So I’ve decided to start blogging daily, at least I hope I can keep it up that frequently. Writing is good for me, mentally, and maybe some of you might get a kick out of it or be able to sympathize with someone with a mental illness.
I also have this dream of writing a book which maybe might happen if I actually write every day instead of dreaming of writing and never getting down to it. It’s like yoga: I know it’s good for me and I feel great while doing it and afterwards, but getting myself to actually do it on the regular is a challenge.

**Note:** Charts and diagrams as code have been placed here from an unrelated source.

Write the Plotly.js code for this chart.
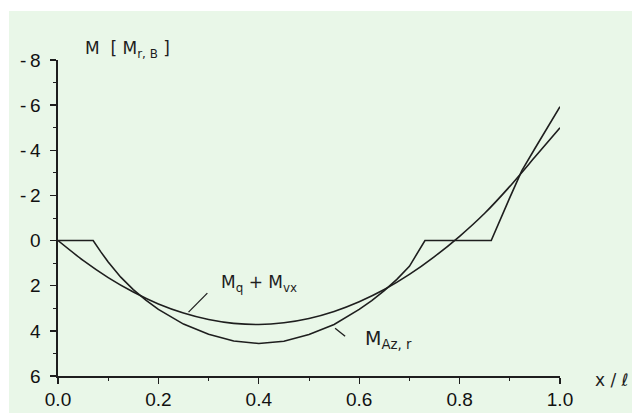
<!DOCTYPE html>
<html>
<head>
<meta charset="utf-8">
<script src="https://cdn.plot.ly/plotly-3.0.1.min.js"></script>
<style>
  html, body { margin: 0; padding: 0; background: #ffffff; width: 639px; height: 418px; overflow: hidden; }
  #chart { position: absolute; left: 9px; top: 11px; width: 623px; height: 402px; }
</style>
</head>
<body>
<div id="chart"></div>
<script>
// Bending moment along the beam, in units of M_r,B (negative values upward)

// M_q + M_vx : smooth curve
const xQV = [0, 0.05, 0.10, 0.15, 0.20, 0.25, 0.30, 0.35, 0.40, 0.45, 0.50,
             0.55, 0.60, 0.65, 0.70, 0.75, 0.80, 0.85, 0.90, 0.95, 1.00];
const mQV = [0, 0.88, 1.64, 2.28, 2.81, 3.21, 3.50, 3.67, 3.72, 3.64, 3.45,
             3.14, 2.71, 2.17, 1.50, 0.71, -0.19, -1.21, -2.40, -3.70, -5.00];

// M_Az,r : piecewise curve with two zero plateaus
const xAZ = [0, 0.07, 0.085, 0.10, 0.125, 0.15, 0.175, 0.20, 0.25, 0.30, 0.35, 0.40,
             0.45, 0.50, 0.55, 0.60, 0.625, 0.65, 0.675, 0.70, 0.731,
             0.863, 0.90, 0.924, 0.95, 1.00];
const mAZ = [0, 0, 0.49, 0.95, 1.62, 2.17, 2.64, 3.05, 3.70, 4.15, 4.45, 4.56,
             4.46, 4.16, 3.72, 3.05, 2.66, 2.22, 1.72, 1.14, 0,
             0, -1.90, -3.10, -4.08, -5.93];

// axis ticks
const yTickVals = [-8, -6, -4, -2, 0, 2, 4, 6];
const yTickText = ['-\u20098', '-\u20096', '-\u20094', '-\u20092', '0', '2', '4', '6'];
const xTickVals = [0, 0.2, 0.4, 0.6, 0.8, 1.0];
const xTickText = ['0.0', '0.2', '0.4', '0.6', '0.8', '1.0'];

const ink = '#1e1e1e';
const bg = '#e9f7e8';
const tickFont = { family: 'Liberation Sans, Arial, sans-serif', size: 19, color: '#111111' };
const noteFont = { family: 'DejaVu Sans, sans-serif', size: 17, color: ink };

const traces = [
  { x: xQV, y: mQV, type: 'scatter', mode: 'lines', name: 'Mq + Mvx',
    line: { color: ink, width: 1.6, shape: 'spline', smoothing: 0.6 }, hoverinfo: 'skip' },
  { x: xAZ, y: mAZ, type: 'scatter', mode: 'lines', name: 'MAz,r',
    line: { color: ink, width: 1.6, shape: 'linear' }, hoverinfo: 'skip' }
];

const axisCommon = {
  showgrid: false, zeroline: false, showline: true, linecolor: ink, linewidth: 1.6,
  ticks: 'outside', ticklen: 6, tickwidth: 1.3, tickcolor: ink, tickfont: tickFont,
  mirror: false, fixedrange: true
};

const layout = {
  width: 623, height: 402,
  margin: { l: 48.5, r: 72, t: 49, b: 37.3 },
  paper_bgcolor: bg, plot_bgcolor: bg,
  showlegend: false,
  xaxis: Object.assign({}, axisCommon, {
    range: [0, 1], tickmode: 'array', tickvals: xTickVals, ticktext: xTickText,
    ticklabelstandoff: 0,
    minor: { dtick: 0.1, ticks: 'outside', ticklen: 3, tickcolor: ink, tickwidth: 1 }
  }),
  yaxis: Object.assign({}, axisCommon, {
    range: [6, -8], tickmode: 'array', tickvals: yTickVals, ticktext: yTickText,
    ticklabelstandoff: 6,
    minor: { dtick: 1, ticks: 'outside', ticklen: 3, tickcolor: ink, tickwidth: 1 }
  }),
  shapes: [
    // leader lines from the curve labels
    { type: 'line', xref: 'x', yref: 'y', x0: 0.26, y0: 3.17, x1: 0.2975, y1: 2.33,
      line: { color: ink, width: 1.3 } },
    { type: 'line', xref: 'x', yref: 'y', x0: 0.552, y0: 3.88, x1: 0.572, y1: 4.24,
      line: { color: ink, width: 1.3 } }
  ],
  annotations: [
    { xref: 'paper', yref: 'paper', x: 0.138, y: 1.032, xanchor: 'center', yanchor: 'middle',
      showarrow: false, text: 'M  [ M<sub>r, B</sub> ]', font: noteFont },
    { xref: 'paper', yref: 'paper', x: 0.401, y: 0.294, xanchor: 'center', yanchor: 'middle',
      showarrow: false, text: 'M<sub>q</sub> + M<sub>vx</sub>', font: noteFont },
    { xref: 'paper', yref: 'paper', x: 0.658, y: 0.116, xanchor: 'center', yanchor: 'middle',
      showarrow: false, text: 'M<sub>Az, r</sub>', font: { family: noteFont.family, size: 19, color: ink } },
    { xref: 'paper', yref: 'paper', x: 1.103, y: -0.012, xanchor: 'center', yanchor: 'middle',
      showarrow: false, text: 'x / ℓ', font: noteFont }
  ]
};

Plotly.newPlot('chart', traces, layout, { displayModeBar: false, staticPlot: true });
</script>
</body>
</html>
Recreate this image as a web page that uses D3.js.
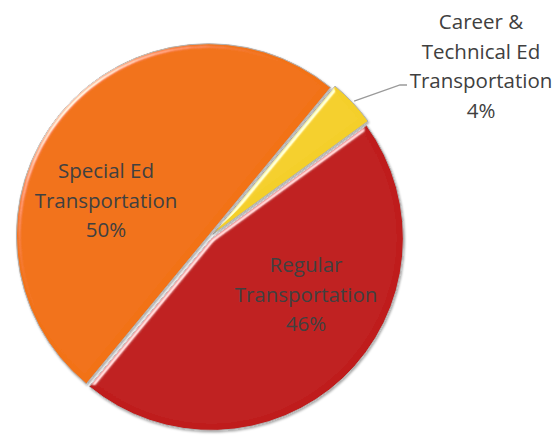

I guess I find it boring. On the elliptical, I can watch a show or read a book. But when I’m practicing yoga or writing for no other purpose than to simply write, I’m just not up for the challenge. Maybe because it’s not enough of a challenge for me. I need drama and deadlines to motivate the ADHD in me to get into downward dog or take to the keyboard. That’s why journalism appeals to me so much. Articles have to be about a current hot topic that is likely to cause some controversy (drama) that needs to be published sooner rather than later (deadline). A blog post, well, it’s just about me and what’s going on in my life and who cares about that?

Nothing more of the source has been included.